*Exercise inputs*
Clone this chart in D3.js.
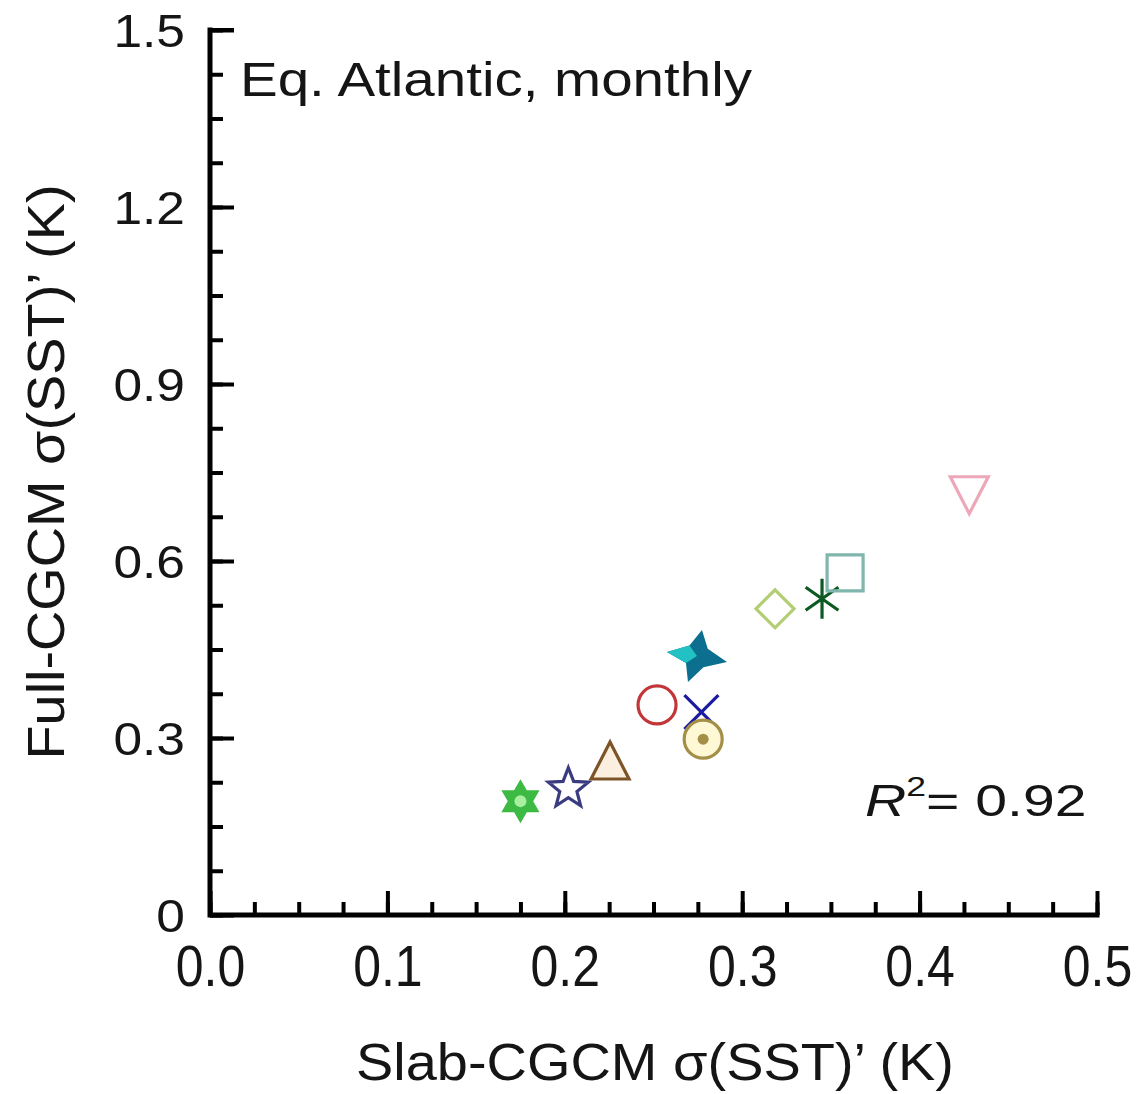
<!DOCTYPE html>
<html>
<head>
<meta charset="utf-8">
<script src="https://cdn.jsdelivr.net/npm/d3@7"></script>
<style>
body { margin: 0; background: #fff; }
text { font-family: "Liberation Sans", Arial, sans-serif; fill: #151515; }
</style>
</head>
<body>
<div id="chart"></div>
<script>
// one marker per model
var models = ['hexagram', 'star', 'triangleUp', 'circle', 'cross', 'circleDot', 'bowtie', 'diamond', 'asterisk', 'square', 'triangleDown']
var slabSd = [0.175, 0.202, 0.2255, 0.252, 0.277, 0.278, 0.2745, 0.3185, 0.345, 0.358, 0.428]
var fullSd = [0.193, 0.214, 0.261, 0.356, 0.344, 0.298, 0.439, 0.519, 0.536, 0.580, 0.714]

var xTicks = [0, 0.1, 0.2, 0.3, 0.4, 0.5]
var xTickLabels = ['0.0', '0.1', '0.2', '0.3', '0.4', '0.5']
var yTicks = [0, 0.3, 0.6, 0.9, 1.2, 1.5]
var yTickLabels = ['0', '0.3', '0.6', '0.9', '1.2', '1.5']

var title = 'Eq. Atlantic, monthly'
var rSquared = '0.92'

var margin = {left: 210, right: 39, top: 30, bottom: 179}
var totalWidth = 1136, totalHeight = 1094
var width = totalWidth - margin.left - margin.right
var height = totalHeight - margin.top - margin.bottom

var svg = d3.select('#chart').append('svg')
  .attr('width', totalWidth)
  .attr('height', totalHeight)

var g = svg.append('g').attr('transform', 'translate(' + margin.left + ',' + margin.top + ')')

var x = d3.scaleLinear().domain([0, 0.5]).range([0, width])
var y = d3.scaleLinear().domain([0, 1.5]).range([height, 0])

// minor ticks
g.append('g')
  .attr('transform', 'translate(0,' + height + ')')
  .call(d3.axisBottom(x).tickValues(d3.range(0, 0.5001, 0.025)).tickSize(-13).tickSizeOuter(0).tickFormat(''))
  .call(s => s.select('.domain').remove())
  .call(s => s.selectAll('line').attr('stroke', '#000').attr('stroke-width', 4))

g.append('g')
  .call(d3.axisLeft(y).tickValues(d3.range(0, 1.5001, 0.075)).tickSize(-13).tickSizeOuter(0).tickFormat(''))
  .call(s => s.select('.domain').remove())
  .call(s => s.selectAll('line').attr('stroke', '#000').attr('stroke-width', 4))

// major ticks + labels
var xAxis = g.append('g')
  .attr('transform', 'translate(0,' + height + ')')
  .call(d3.axisBottom(x).tickValues(xTicks).tickSize(-24).tickSizeOuter(0).tickFormat((d, i) => xTickLabels[i]))
xAxis.select('.domain').remove()
xAxis.selectAll('line').attr('stroke', '#000').attr('stroke-width', 4)
xAxis.selectAll('text')
  .attr('y', 0).attr('dy', null)
  .attr('transform', 'translate(0,71) scale(1.0,1.16)')
  .style('font-size', '50px')
  .attr('fill', '#151515')

var yAxis = g.append('g')
  .call(d3.axisLeft(y).tickValues(yTicks).tickSize(-24).tickSizeOuter(0).tickFormat((d, i) => yTickLabels[i]))
yAxis.select('.domain').remove()
yAxis.selectAll('line').attr('stroke', '#000').attr('stroke-width', 4)
yAxis.selectAll('text')
  .attr('x', 0).attr('dy', '0.36em')
  .attr('transform', 'translate(-25,0) scale(1.12,1)')
  .style('font-size', '46px')
  .attr('fill', '#151515')

// axis frame (left + bottom) with the little top cap
g.append('path')
  .attr('d', 'M' + x(0) + ',' + y(1.5) + 'V' + y(0) + 'H' + x(0.5))
  .attr('fill', 'none').attr('stroke', '#000').attr('stroke-width', 5)
  .attr('stroke-linecap', 'square')
g.append('line')
  .attr('x1', x(0)).attr('x2', x(0) + 24).attr('y1', y(1.5)).attr('y2', y(1.5))
  .attr('stroke', '#000').attr('stroke-width', 4)

// markers
var markerStyle = {
  hexagram: {stroke: 'none', fill: '#3cba44'},
  star: {stroke: '#3b3b80', fill: 'none'},
  triangleUp: {stroke: '#7d5428', fill: '#fbf0e0'},
  circle: {stroke: '#c2363a', fill: 'none'},
  cross: {stroke: '#1b1ba2', fill: 'none'},
  circleDot: {stroke: '#a48f48', fill: '#fff8d4'},
  bowtie: {stroke: 'none', fill: '#0d6f90'},
  diamond: {stroke: '#b2cd72', fill: 'none'},
  asterisk: {stroke: '#0c5a22', fill: 'none'},
  square: {stroke: '#80b6ad', fill: 'none'},
  triangleDown: {stroke: '#eca8b8', fill: 'none'}
}

function poly(pts) { return 'M' + pts.map(p => p[0].toFixed(1) + ',' + p[1].toFixed(1)).join('L') + 'Z' }
function polar(r, deg) { var a = deg * Math.PI / 180; return [r * Math.cos(a), r * Math.sin(a)] }

function markerPath(kind) {
  if (kind == 'hexagram')
    return poly([-90, 30, 150].map(a => polar(22, a))) + poly([90, 210, 330].map(a => polar(22, a)))
  if (kind == 'star')
    return poly(d3.range(10).map(i => polar(i % 2 ? 9 : 21, -90 + i * 36)))
  if (kind == 'triangleUp') return poly([[0, -19], [19, 18], [-19, 18]])
  if (kind == 'triangleDown') return poly([[-19, -17], [19, -17], [0, 20]])
  if (kind == 'circle' || kind == 'circleDot') return 'M19,0A19,19 0 1,1 -19,0A19,19 0 1,1 19,0Z'
  if (kind == 'cross') return 'M-17,-17L17,17M17,-17L-17,17'
  if (kind == 'diamond') return poly([[0, -19], [19, 0], [0, 19], [-19, 0]])
  if (kind == 'square') return poly([[-18, -18], [18, -18], [18, 18], [-18, 18]])
  if (kind == 'asterisk')
    return [90, 35, 145].map(a => { var p = polar(20, a); return 'M' + (-p[0]) + ',' + (-p[1]) + 'L' + p[0] + ',' + p[1] }).join('')
  if (kind == 'bowtie')
    return poly([[5, -26], [10.8, -7.3], [30, 6], [6.5, 11.3], [-9, 26], [-11, 6.9], [-30, -4], [-7.5, -10.6]])
  return ''
}

var points = models.map((m, i) => ({kind: m, slab: slabSd[i], full: fullSd[i]}))

var marks = g.selectAll('g.mark').data(points).join('g')
  .attr('class', 'mark')
  .attr('transform', d => 'translate(' + x(d.slab) + ',' + y(d.full) + ')')

marks.append('path')
  .attr('d', d => markerPath(d.kind))
  .attr('fill', d => markerStyle[d.kind].fill)
  .attr('stroke', d => markerStyle[d.kind].stroke)
  .attr('stroke-width', 3.2)
  .attr('stroke-linejoin', 'miter')

// extra bits on a few markers
marks.filter(d => d.kind == 'hexagram').append('circle')
  .attr('r', 6).attr('fill', '#a8f0a0')
marks.filter(d => d.kind == 'circleDot').append('circle')
  .attr('r', 5.5).attr('fill', '#a48f48')
marks.filter(d => d.kind == 'bowtie').append('path')
  .attr('d', poly([[-30, -4], [-7.5, -10.6], [0, 0], [-11, 6.9]]))
  .attr('fill', '#22c2c4')

// texts
g.append('text')
  .attr('x', 30).attr('y', 66)
  .attr('textLength', 512).attr('lengthAdjust', 'spacingAndGlyphs')
  .style('font-size', '48px')
  .text(title)

var r2 = g.append('g').attr('transform', 'translate(655,786) scale(1.27,1)')
  .append('text')
  .style('font-size', '45px')
r2.append('tspan').style('font-style', 'italic').text('R')
r2.append('tspan').attr('dy', -20).style('font-size', '28px').text('2')
r2.append('tspan').attr('dy', 20).text('= ' + rSquared)

svg.append('text')
  .attr('x', 655).attr('y', 1080)
  .attr('text-anchor', 'middle')
  .attr('textLength', 598).attr('lengthAdjust', 'spacingAndGlyphs')
  .style('font-size', '52px')
  .text('Slab-CGCM σ(SST)\u2019 (K)')

svg.append('text')
  .attr('transform', 'translate(64,472) rotate(-90)')
  .attr('text-anchor', 'middle')
  .attr('textLength', 575).attr('lengthAdjust', 'spacingAndGlyphs')
  .style('font-size', '52px')
  .text('Full-CGCM σ(SST)\u2019 (K)')
</script>
</body>
</html>
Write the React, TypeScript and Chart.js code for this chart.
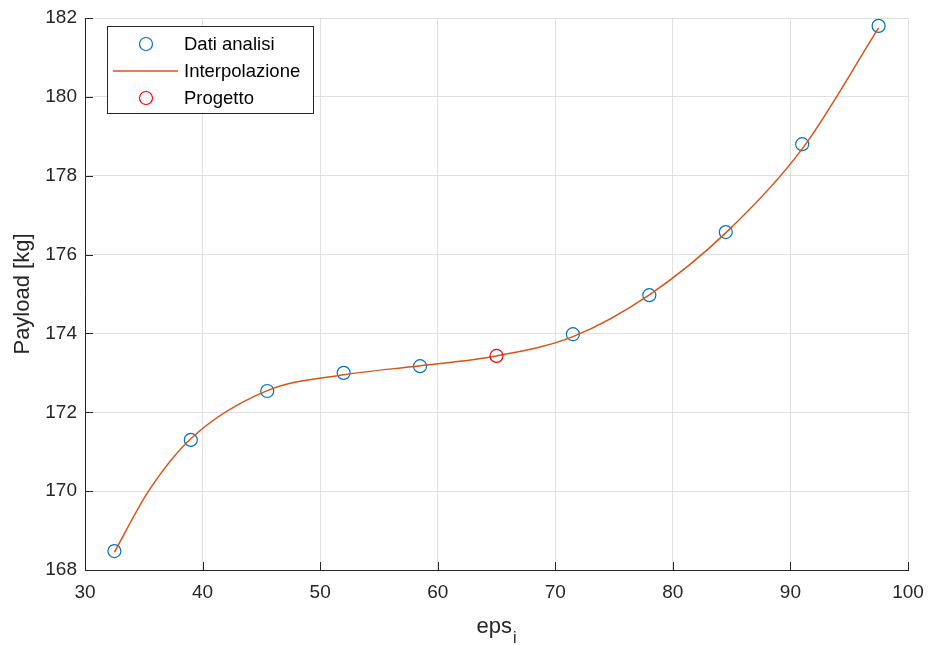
import React, { useEffect, useRef } from "react";
import { Chart, registerables } from "chart.js";

Chart.register(...registerables);

const epsData = [32.5, 39, 45.5, 52, 58.5, 71.5, 78, 84.5, 91, 97.5];
const payloadData = [168.48, 171.3, 172.54, 173.0, 173.17, 173.98, 174.97, 176.57, 178.8, 181.8];
const projectEps = [65];
const projectPayload = [173.43];
const curveEps = [32.5, 35.4, 39, 45.5, 52, 58.5, 65, 71.5, 78, 84.5, 91, 97.5];
const curvePayload = [168.45, 170.0, 171.33, 172.55, 172.95, 173.18, 173.43, 173.92, 174.98, 176.55, 178.68, 181.75];
const xTicks = [30, 40, 50, 60, 70, 80, 90, 100];
const yTicks = [168, 170, 172, 174, 176, 178, 180, 182];

const FONT = "'Liberation Sans', Arial, Helvetica, sans-serif";
const TXT = "#262626";
const BLUE = "#0072BD";
const ORANGE = "#D95319";
const RED = "#FF0000";

const toPts = (xs: number[], ys: number[]) => xs.map((x, i) => ({ x, y: ys[i] }));

const decorPlugin = {
  id: "decor",
  afterDraw(chart: any) {
    const ctx = chart.ctx;
    const xs = chart.scales.x;
    const ys = chart.scales.y;
    const area = chart.chartArea;
    ctx.save();
    // inward ticks
    ctx.strokeStyle = TXT;
    ctx.lineWidth = 1;
    ctx.beginPath();
    xTicks.forEach((v) => {
      const px = Math.round(xs.getPixelForValue(v)) + 0.5;
      ctx.moveTo(px, area.bottom);
      ctx.lineTo(px, area.bottom - 8);
    });
    yTicks.forEach((v) => {
      const py = Math.round(ys.getPixelForValue(v)) + 0.5;
      ctx.moveTo(area.left, py);
      ctx.lineTo(area.left + 8, py);
    });
    ctx.stroke();

    // x axis title with subscript
    ctx.fillStyle = TXT;
    ctx.textBaseline = "alphabetic";
    ctx.font = `22px ${FONT}`;
    const main = "eps";
    const wMain = ctx.measureText(main).width;
    ctx.font = `16px ${FONT}`;
    const wSub = ctx.measureText("i").width;
    const cx = (area.left + area.right) / 2;
    const start = cx - (wMain + wSub + 1) / 2;
    ctx.font = `22px ${FONT}`;
    ctx.textAlign = "left";
    ctx.fillText(main, start, 633);
    ctx.font = `16px ${FONT}`;
    ctx.fillText("i", start + wMain + 1, 643);

    // legend
    const lx = 107.5, ly = 26.5, lw = 206, lh = 87;
    ctx.fillStyle = "#ffffff";
    ctx.fillRect(lx, ly, lw, lh);
    ctx.strokeStyle = "#262626";
    ctx.lineWidth = 1;
    ctx.strokeRect(lx, ly, lw, lh);
    const rows = [44, 71, 98];
    chart.data.datasets.forEach((ds: any, i: number) => {
      const y = rows[i];
      if (ds.showLine) {
        ctx.strokeStyle = ds.borderColor;
        ctx.lineWidth = 1.5;
        ctx.beginPath();
        ctx.moveTo(113, y);
        ctx.lineTo(178, y);
        ctx.stroke();
      } else {
        ctx.strokeStyle = ds.pointBorderColor;
        ctx.lineWidth = 1.2;
        ctx.beginPath();
        ctx.arc(146, y, 6.5, 0, Math.PI * 2);
        ctx.stroke();
      }
      ctx.fillStyle = "#000000";
      ctx.font = `18.5px ${FONT}`;
      ctx.textBaseline = "middle";
      ctx.fillText(ds.label, 184, y + 1);
    });
    ctx.restore();
  },
};

export default function App() {
  const ref = useRef<HTMLCanvasElement | null>(null);
  useEffect(() => {
    if (!ref.current) return;
    const chart = new Chart(ref.current, {
      type: "scatter",
      data: {
        datasets: [
          {
            label: "Dati analisi",
            data: toPts(epsData, payloadData),
            showLine: false,
            pointStyle: "circle",
            pointRadius: 6.5,
            pointBorderWidth: 1.2,
            pointBorderColor: BLUE,
            pointBackgroundColor: "rgba(0,0,0,0)",
            borderColor: BLUE,
            order: 2,
          },
          {
            label: "Interpolazione",
            data: toPts(curveEps, curvePayload),
            showLine: true,
            borderColor: ORANGE,
            borderWidth: 1.5,
            pointRadius: 0,
            cubicInterpolationMode: "monotone",
            order: 1,
          },
          {
            label: "Progetto",
            data: toPts(projectEps, projectPayload),
            showLine: false,
            pointRadius: 6.5,
            pointBorderWidth: 1.2,
            pointBorderColor: RED,
            pointBackgroundColor: "rgba(0,0,0,0)",
            borderColor: RED,
            order: 0,
          },
        ],
      },
      options: {
        animation: false,
        responsive: false,
        maintainAspectRatio: false,
        layout: { padding: { top: 18, right: 23, left: 0, bottom: 0 } },
        plugins: { legend: { display: false }, tooltip: { enabled: false } },
        scales: {
          x: {
            type: "linear",
            min: 30,
            max: 100,
            afterFit: (s: any) => { s.height = 75; s.paddingRight = 0; s.paddingLeft = 0; },
            afterBuildTicks: (s: any) => { s.ticks = xTicks.map((v) => ({ value: v })); },
            grid: { color: "#E0E0E0", lineWidth: 1, drawTicks: false },
            border: { display: true, color: TXT, width: 1 },
            ticks: { color: TXT, font: { family: FONT, size: 19 }, padding: 11, maxRotation: 0 },
            title: { display: false },
          },
          y: {
            type: "linear",
            min: 168,
            max: 182,
            afterFit: (s: any) => { s.width = 85; s.paddingTop = 0; s.paddingBottom = 0; },
            afterBuildTicks: (s: any) => { s.ticks = yTicks.map((v) => ({ value: v })); },
            grid: { color: "#E0E0E0", lineWidth: 1, drawTicks: false },
            border: { display: true, color: TXT, width: 1 },
            ticks: { color: TXT, font: { family: FONT, size: 19 }, padding: 8 },
            title: {
              display: true,
              text: "Payload [kg]",
              color: TXT,
              font: { family: FONT, size: 22 },
              padding: { top: 10, bottom: 0 },
            },
          },
        },
      },
      plugins: [decorPlugin],
    } as any);
    return () => chart.destroy();
  }, []);
  return (
    <div style={{ position: "absolute", left: 0, top: 0, width: 931, height: 645, background: "#fff" }}>
      <canvas ref={ref} width={931} height={645} style={{ display: "block", width: 931, height: 645 }} />
    </div>
  );
}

*What needs to be done*
Check the data for the word "this" and pull out the lines that have it.

*Reply*
Clone this chart in D3.js.
Write the React, TypeScript and Chart.js code for this chart.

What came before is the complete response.